Stated problem | Copy each line exactly. Drop every picture.

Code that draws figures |
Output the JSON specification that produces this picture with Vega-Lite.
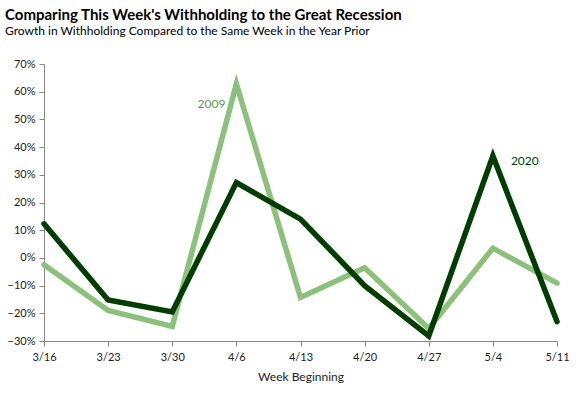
{
  "$schema": "https://vega.github.io/schema/vega-lite/v6.json",
  "autosize": {"type": "none"},
  "width": 513,
  "height": 277,
  "padding": {"left": 44, "top": 64, "right": 25, "bottom": 52},
  "background": "white",
  "title": {
    "text": "Comparing This Week's Withholding to the Great Recession",
    "subtitle": "Growth in Withholding Compared to the Same Week in the Year Prior",
    "anchor": "start",
    "frame": "group",
    "dx": -39,
    "offset": 21,
    "font": "Lato",
    "fontSize": 15,
    "fontWeight": "bold",
    "color": "#000000",
    "subtitleFont": "Lato",
    "subtitleFontSize": 12,
    "subtitleColor": "#000000",
    "subtitlePadding": 3
  },
  "datasets": {
    "d2009": [
      {"week": "3/16", "growth": -0.025},
      {"week": "3/23", "growth": -0.19},
      {"week": "3/30", "growth": -0.247},
      {"week": "4/6", "growth": 0.628},
      {"week": "4/13", "growth": -0.143},
      {"week": "4/20", "growth": -0.036},
      {"week": "4/27", "growth": -0.255},
      {"week": "5/4", "growth": 0.035},
      {"week": "5/11", "growth": -0.091}
    ],
    "d2020": [
      {"week": "3/16", "growth": 0.123},
      {"week": "3/23", "growth": -0.152},
      {"week": "3/30", "growth": -0.195},
      {"week": "4/6", "growth": 0.272},
      {"week": "4/13", "growth": 0.14},
      {"week": "4/20", "growth": -0.10},
      {"week": "4/27", "growth": -0.282},
      {"week": "5/4", "growth": 0.368},
      {"week": "5/11", "growth": -0.23}
    ],
    "lab2009": [
      {"week": "4/6", "growth": 0.556, "label": "2009"}
    ],
    "lab2020": [
      {"week": "5/4", "growth": 0.351, "label": "2020"}
    ]
  },
  "config": {
    "view": {"stroke": null},
    "axis": {
      "labelFont": "Lato",
      "labelFontSize": 11,
      "labelColor": "#222222",
      "titleFont": "Lato",
      "titleFontSize": 12,
      "titleFontWeight": "normal",
      "titleColor": "#222222",
      "domainColor": "#888888",
      "tickColor": "#888888",
      "grid": false
    }
  },
  "encoding": {
    "x": {
      "field": "week",
      "type": "ordinal",
      "sort": ["3/16", "3/23", "3/30", "4/6", "4/13", "4/20", "4/27", "5/4", "5/11"],
      "scale": {"type": "point", "padding": 0, "domain": ["3/16", "3/23", "3/30", "4/6", "4/13", "4/20", "4/27", "5/4", "5/11"]},
      "axis": {"title": "Week Beginning", "labelAngle": 0, "tickSize": 5, "labelPadding": 5, "titlePadding": 9}
    },
    "y": {
      "field": "growth",
      "type": "quantitative",
      "scale": {"domain": [-0.3, 0.7], "nice": false, "zero": false},
      "axis": {"title": null, "format": ".0%", "values": [-0.3, -0.2, -0.1, 0, 0.1, 0.2, 0.3, 0.4, 0.5, 0.6, 0.7], "tickSize": 5, "labelPadding": 4}
    }
  },
  "layer": [
    {
      "data": {"name": "d2009"},
      "mark": {"type": "line", "color": "#8bc17b", "strokeWidth": 5.5, "strokeCap": "round", "strokeJoin": "miter"}
    },
    {
      "data": {"name": "d2020"},
      "mark": {"type": "line", "color": "#003d00", "strokeWidth": 5.5, "strokeCap": "round", "strokeJoin": "miter"}
    },
    {
      "data": {"name": "lab2009"},
      "mark": {"type": "text", "font": "Lato", "fontSize": 12, "align": "right", "dx": -11, "color": "#5e9950"},
      "encoding": {"text": {"field": "label"}}
    },
    {
      "data": {"name": "lab2020"},
      "mark": {"type": "text", "font": "Lato", "fontSize": 12, "align": "left", "dx": 18, "color": "#003d00"},
      "encoding": {"text": {"field": "label"}}
    }
  ]
}
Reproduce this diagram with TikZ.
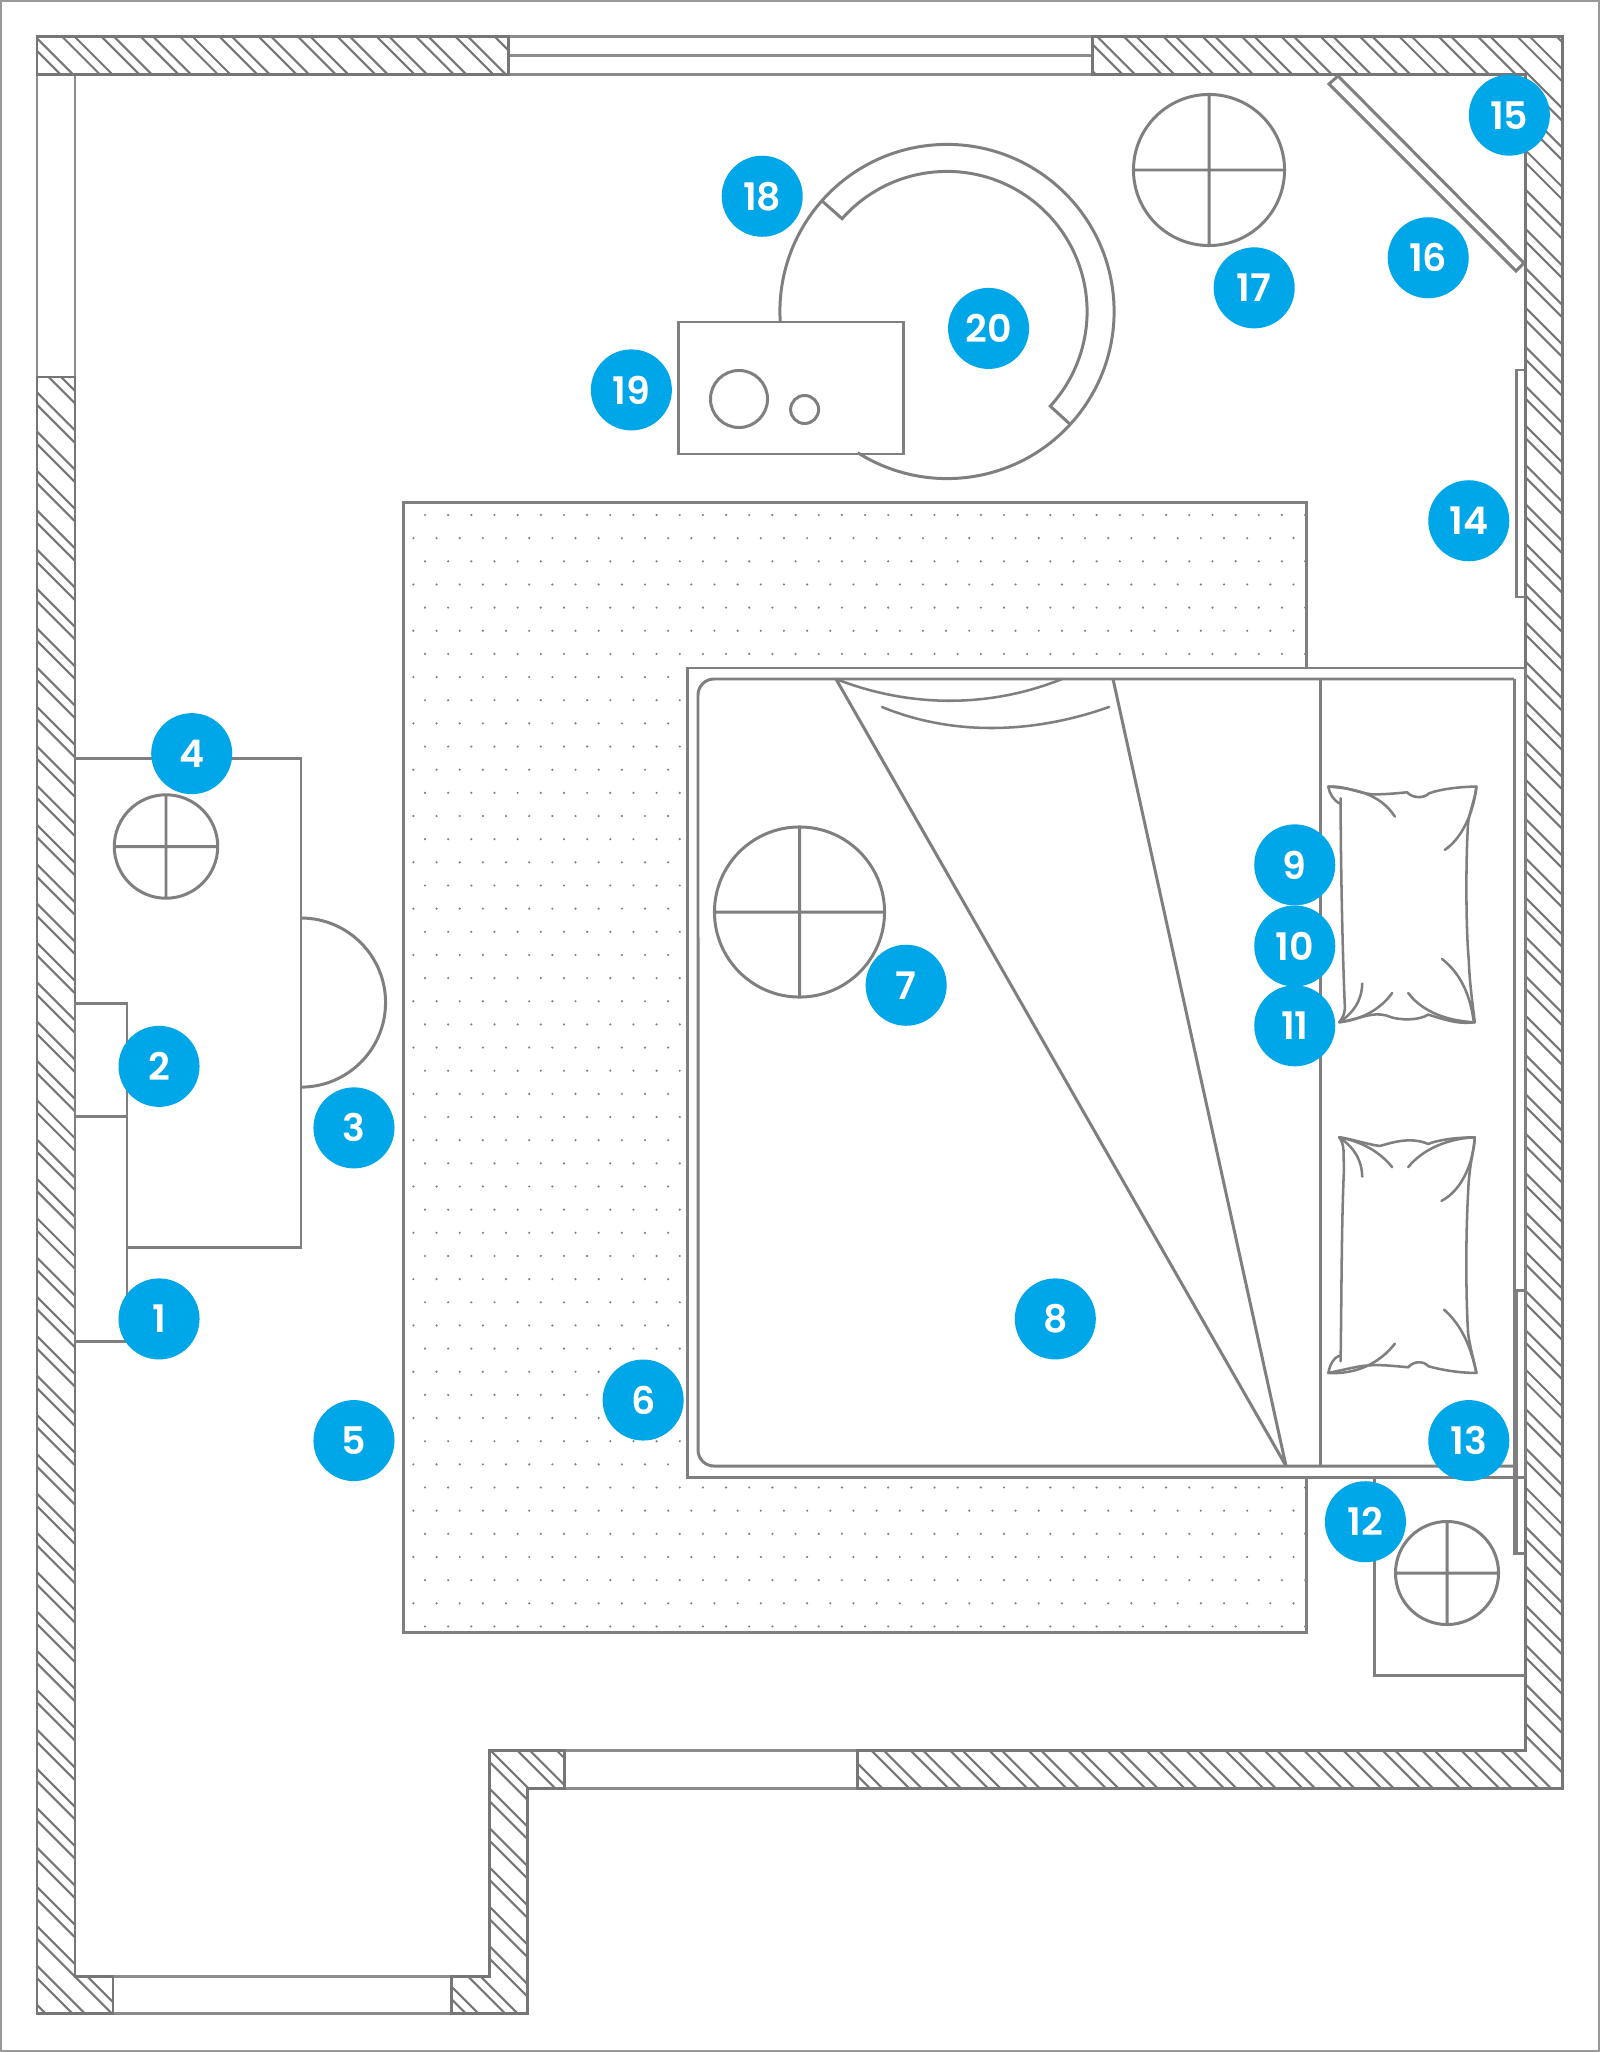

Answer for the task |
Output the JSON specification that produces this picture with Vega-Lite.
{
  "$schema": "https://vega.github.io/schema/vega-lite/v6.json",
  "autosize": {"type": "none"},
  "width": 513,
  "height": 277,
  "padding": {"left": 44, "top": 64, "right": 25, "bottom": 52},
  "background": "white",
  "title": {
    "text": "Comparing This Week's Withholding to the Great Recession",
    "subtitle": "Growth in Withholding Compared to the Same Week in the Year Prior",
    "anchor": "start",
    "frame": "group",
    "dx": -39,
    "offset": 21,
    "font": "Lato",
    "fontSize": 15,
    "fontWeight": "bold",
    "color": "#000000",
    "subtitleFont": "Lato",
    "subtitleFontSize": 12,
    "subtitleColor": "#000000",
    "subtitlePadding": 3
  },
  "datasets": {
    "d2009": [
      {"week": "3/16", "growth": -0.025},
      {"week": "3/23", "growth": -0.19},
      {"week": "3/30", "growth": -0.247},
      {"week": "4/6", "growth": 0.628},
      {"week": "4/13", "growth": -0.143},
      {"week": "4/20", "growth": -0.036},
      {"week": "4/27", "growth": -0.255},
      {"week": "5/4", "growth": 0.035},
      {"week": "5/11", "growth": -0.091}
    ],
    "d2020": [
      {"week": "3/16", "growth": 0.123},
      {"week": "3/23", "growth": -0.152},
      {"week": "3/30", "growth": -0.195},
      {"week": "4/6", "growth": 0.272},
      {"week": "4/13", "growth": 0.14},
      {"week": "4/20", "growth": -0.10},
      {"week": "4/27", "growth": -0.282},
      {"week": "5/4", "growth": 0.368},
      {"week": "5/11", "growth": -0.23}
    ],
    "lab2009": [
      {"week": "4/6", "growth": 0.556, "label": "2009"}
    ],
    "lab2020": [
      {"week": "5/4", "growth": 0.351, "label": "2020"}
    ]
  },
  "config": {
    "view": {"stroke": null},
    "axis": {
      "labelFont": "Lato",
      "labelFontSize": 11,
      "labelColor": "#222222",
      "titleFont": "Lato",
      "titleFontSize": 12,
      "titleFontWeight": "normal",
      "titleColor": "#222222",
      "domainColor": "#888888",
      "tickColor": "#888888",
      "grid": false
    }
  },
  "encoding": {
    "x": {
      "field": "week",
      "type": "ordinal",
      "sort": ["3/16", "3/23", "3/30", "4/6", "4/13", "4/20", "4/27", "5/4", "5/11"],
      "scale": {"type": "point", "padding": 0, "domain": ["3/16", "3/23", "3/30", "4/6", "4/13", "4/20", "4/27", "5/4", "5/11"]},
      "axis": {"title": "Week Beginning", "labelAngle": 0, "tickSize": 5, "labelPadding": 5, "titlePadding": 9}
    },
    "y": {
      "field": "growth",
      "type": "quantitative",
      "scale": {"domain": [-0.3, 0.7], "nice": false, "zero": false},
      "axis": {"title": null, "format": ".0%", "values": [-0.3, -0.2, -0.1, 0, 0.1, 0.2, 0.3, 0.4, 0.5, 0.6, 0.7], "tickSize": 5, "labelPadding": 4}
    }
  },
  "layer": [
    {
      "data": {"name": "d2009"},
      "mark": {"type": "line", "color": "#8bc17b", "strokeWidth": 5.5, "strokeCap": "round", "strokeJoin": "miter"}
    },
    {
      "data": {"name": "d2020"},
      "mark": {"type": "line", "color": "#003d00", "strokeWidth": 5.5, "strokeCap": "round", "strokeJoin": "miter"}
    },
    {
      "data": {"name": "lab2009"},
      "mark": {"type": "text", "font": "Lato", "fontSize": 12, "align": "right", "dx": -11, "color": "#5e9950"},
      "encoding": {"text": {"field": "label"}}
    },
    {
      "data": {"name": "lab2020"},
      "mark": {"type": "text", "font": "Lato", "fontSize": 12, "align": "left", "dx": 18, "color": "#003d00"},
      "encoding": {"text": {"field": "label"}}
    }
  ]
}
Reproduce this diagram with TikZ.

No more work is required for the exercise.